Things get interesting once you have more than one instance though. In that case, everything depends on the memory layout. If you have an array of structures layout then things are somewhat awkward, but if you have a structure of arrays layout then you'll have one array containing only the values of the first slots, followed by one array of values of the second slot, and so on. In the latter case, SIMD works really well.
Welp, apologies; rather than a structure of arrays (which is the trivial case) I meant an array of 96-bit structures f32 + ub64.
This example would mean that a 256-bit register needs to operate only on the 1st, 4th, 7th 32-bit chunk, then only 2nd, 5th, 8th, then only 3rd and 6th before wrapping over. I assume that this is possible with masking and this still gives some sort of non-negligible speedup over simple iteration?
Even without masking, there are gather/scatter instructions that allow loading from / storing to offsets from a base address. I'm not sure about the speedup numbers though.
The X.Y would be for each element type abbreviation X (f32, f64, u8, ..., s64), and for each corresponding pack width Y.
Ah, wait, so was the plan to generate these instructions for cases where X can be, say, point or triplet, or no such plans?
I started working on a library for this some time ago: https://github.com/marcoheisig/Loopus
Oh yes, you had mentioned it in your paper the previous year. Unfortunately I haven't had the time to dive into it, and I'm stuck in that "20% of the things provide 80% of functionality" local optima that can be a bane for lisp.
Ah, wait, so was the plan to generate these instructions for cases where X can be, say, point or triplet, or no such plans?
I don't know if a point or triplet can be SIMD-settable. I assume it would be the job of some sort of unboxables-simd system to compile some higher-level operations on user-defined types into sb-simd calls on the primitive constituents of that type.
Oh, okay!

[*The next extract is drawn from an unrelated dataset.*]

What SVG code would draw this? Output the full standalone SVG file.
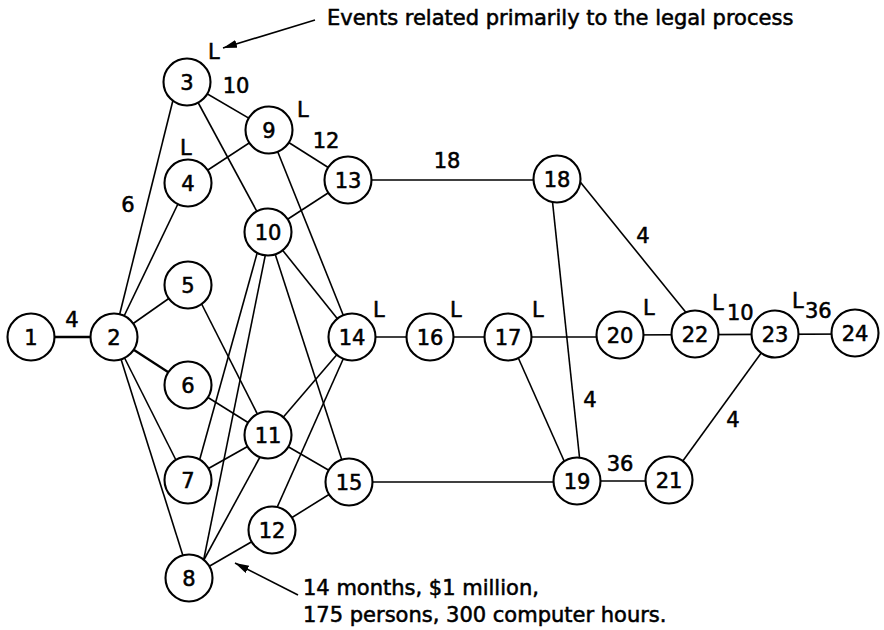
<svg xmlns="http://www.w3.org/2000/svg" width="884" height="630" viewBox="0 0 884 630">
<style>
  .e { stroke: #000; stroke-width: 1.6; fill: none; }
  .b { stroke-width: 2.3; }
  .n circle { fill: #fff; stroke: #000; stroke-width: 2.1; }
  text { font-family: "DejaVu Sans", "Liberation Sans", sans-serif; font-size: 21px; fill: #000; stroke: #000; stroke-width: 0.55; }
  .n text { text-anchor: middle; }
  .c { text-anchor: middle; }
</style>
<defs>
  <marker id="ah" markerUnits="userSpaceOnUse" markerWidth="16" markerHeight="10" refX="14" refY="4" orient="auto">
    <path d="M0,0 L14,4 L0,8 Z" fill="#000"/>
  </marker>
</defs>
<rect width="884" height="630" fill="#fff"/>
<g id="connectors">
  <line class="e b" x1="31" y1="337" x2="114" y2="337"/>
  <line class="e" x1="114" y1="337" x2="177" y2="84"/>
  <line class="e" x1="114" y1="337" x2="188" y2="183"/>
  <line class="e" x1="114" y1="337" x2="188" y2="285"/>
  <line class="e b" x1="114" y1="337" x2="188" y2="385"/>
  <line class="e" x1="114" y1="337" x2="186" y2="480"/>
  <line class="e" x1="114" y1="337" x2="190" y2="578"/>
  <line class="e" x1="187" y1="82" x2="269" y2="130"/>
  <line class="e" x1="187" y1="82" x2="268" y2="232"/>
  <line class="e" x1="188" y1="183" x2="269" y2="130"/>
  <line class="e" x1="269" y1="130" x2="348" y2="180"/>
  <line class="e" x1="269" y1="130" x2="352" y2="337"/>
  <line class="e" x1="268" y1="232" x2="348" y2="180"/>
  <line class="e" x1="268" y1="232" x2="352" y2="337"/>
  <line class="e" x1="268" y1="232" x2="349" y2="482"/>
  <line class="e" x1="263" y1="232" x2="194" y2="480"/>
  <line class="e" x1="270" y1="232" x2="200" y2="578"/>
  <line class="e" x1="192" y1="285" x2="268" y2="435"/>
  <line class="e" x1="188" y1="385" x2="268" y2="435"/>
  <line class="e" x1="188" y1="480" x2="268" y2="435"/>
  <line class="e" x1="194" y1="578" x2="272" y2="435"/>
  <line class="e" x1="189" y1="578" x2="272" y2="530"/>
  <line class="e" x1="268" y1="435" x2="352" y2="337"/>
  <line class="e" x1="268" y1="435" x2="349" y2="482"/>
  <line class="e" x1="267" y1="530" x2="353" y2="337"/>
  <line class="e" x1="272" y1="530" x2="349" y2="482"/>
  <line class="e" x1="348" y1="180" x2="557" y2="180"/>
  <line class="e" x1="352" y1="337" x2="620" y2="337"/>
  <line class="e" x1="620" y1="335" x2="855" y2="334"/>
  <line class="e" x1="349" y1="482" x2="577" y2="482"/>
  <line class="e" x1="577" y1="481" x2="669" y2="481"/>
  <line class="e" x1="509" y1="337" x2="573" y2="481"/>
  <line class="e" x1="550" y1="178" x2="582" y2="481"/>
  <line class="e" x1="577" y1="178" x2="688" y2="315"/>
  <line class="e" x1="669" y1="480" x2="775" y2="334"/>
  <line class="e" x1="315" y1="20" x2="223" y2="48" marker-end="url(#ah)"/>
  <line class="e" x1="298" y1="595" x2="235" y2="563" marker-end="url(#ah)"/>
</g>
<g id="n1" class="n"><circle cx="31" cy="337" r="23.5"/><text x="31" y="345">1</text></g>
<g id="n2" class="n"><circle cx="114" cy="337" r="23.5"/><text x="114" y="345">2</text></g>
<g id="n3" class="n"><circle cx="187" cy="82" r="23.5"/><text x="187" y="90">3</text></g>
<g id="n4" class="n"><circle cx="188" cy="183" r="23.5"/><text x="188" y="191">4</text></g>
<g id="n5" class="n"><circle cx="188" cy="285" r="23.5"/><text x="188" y="293">5</text></g>
<g id="n6" class="n"><circle cx="188" cy="385" r="23.5"/><text x="188" y="393">6</text></g>
<g id="n7" class="n"><circle cx="188" cy="480" r="23.5"/><text x="188" y="488">7</text></g>
<g id="n8" class="n"><circle cx="189" cy="578" r="23.5"/><text x="189" y="586">8</text></g>
<g id="n9" class="n"><circle cx="269" cy="130" r="23.5"/><text x="269" y="138">9</text></g>
<g id="n10" class="n"><circle cx="268" cy="232" r="23.5"/><text x="268" y="240">10</text></g>
<g id="n11" class="n"><circle cx="268" cy="435" r="23.5"/><text x="268" y="443">11</text></g>
<g id="n12" class="n"><circle cx="272" cy="530" r="23.5"/><text x="272" y="538">12</text></g>
<g id="n13" class="n"><circle cx="348" cy="180" r="23.5"/><text x="348" y="188">13</text></g>
<g id="n14" class="n"><circle cx="352" cy="337" r="23.5"/><text x="352" y="345">14</text></g>
<g id="n15" class="n"><circle cx="349" cy="482" r="23.5"/><text x="349" y="490">15</text></g>
<g id="n16" class="n"><circle cx="430" cy="337" r="23.5"/><text x="430" y="345">16</text></g>
<g id="n17" class="n"><circle cx="508" cy="337" r="23.5"/><text x="508" y="345">17</text></g>
<g id="n18" class="n"><circle cx="557" cy="179" r="23.5"/><text x="557" y="187">18</text></g>
<g id="n19" class="n"><circle cx="577" cy="481" r="23.5"/><text x="577" y="489">19</text></g>
<g id="n20" class="n"><circle cx="620" cy="335" r="23.5"/><text x="620" y="343">20</text></g>
<g id="n21" class="n"><circle cx="669" cy="480" r="23.5"/><text x="669" y="488">21</text></g>
<g id="n22" class="n"><circle cx="695" cy="334" r="23.5"/><text x="695" y="342">22</text></g>
<g id="n23" class="n"><circle cx="775" cy="334" r="23.5"/><text x="775" y="342">23</text></g>
<g id="n24" class="n"><circle cx="855" cy="333" r="23.5"/><text x="855" y="341">24</text></g>
<g id="labels">
  <text class="c" x="72" y="327">4</text>
  <text class="c" x="128" y="212">6</text>
  <text class="c" x="236" y="93">10</text>
  <text x="208" y="59">L</text>
  <text x="297" y="117">L</text>
  <text class="c" x="326" y="148">12</text>
  <text x="180" y="155">L</text>
  <text class="c" x="447" y="168">18</text>
  <text class="c" x="643" y="243">4</text>
  <text x="373" y="317">L</text>
  <text x="450" y="317">L</text>
  <text x="532" y="317">L</text>
  <text x="643" y="315">L</text>
  <text x="712" y="310">L</text>
  <text x="727" y="320">10</text>
  <text x="792" y="308">L</text>
  <text x="805" y="318">36</text>
  <text class="c" x="590" y="407">4</text>
  <text class="c" x="733" y="427">4</text>
  <text class="c" x="620" y="471">36</text>
  <text x="327" y="25">Events related primarily to the legal process</text>
  <text x="303" y="595">14 months, $1 million,</text>
  <text x="303" y="622">175 persons, 300 computer hours.</text>
</g>
</svg>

I think I misunderstood somethings above.
Yup, okay, seems like the issue can be resolved by (i) having SB-SIMD functions that work on foreign pointers, and (ii) providing a LOOPUS or equivalent functionality.
A more general idea on the wishlist is for SIMD support in CFFI itself.
Even without masking, there are gather/scatter instructions that allow loading from / storing to offsets from a base address.
I haven't yet added gather/scatter instructions to sb-simd, because they are also not much faster than just emitting one load per element and then packing those values. The resulting CPU microcode is probably almost identical.
Yup, okay, seems like the issue can be resolved by (i) having SB-SIMD functions that work on foreign pointers, and (ii) providing a LOOPUS or equivalent functionality.
If you --- or anyone else --- wants to help with Loopus or start a related project, don't hesitate to contact me. I also wrote https://github.com/marcoheisig/cl-isl so that one can use the same secret sauce as GCC or Clang when it comes to optimizing loop nests.
A more general idea on the wishlist is for SIMD support in CFFI itself.
My original plan was to write a library called cl-simd to offer SIMD support for all (well, most) implementations. But given the daunting challenge of adding all those 1000+ instructions to half a dozen implementations, I decided to go for SBCL first. My hope is that this sets a de-facto standard that will be adopted by other implementation, so that a cl-simd portability library will emerge eventually. Once there is such a portability library, it would be straightforward to make CFFI use it. I really wouldn't want some #+sb-simd statements directly in CFFI, out of fear that I'd have to take on some of that maintenance burden.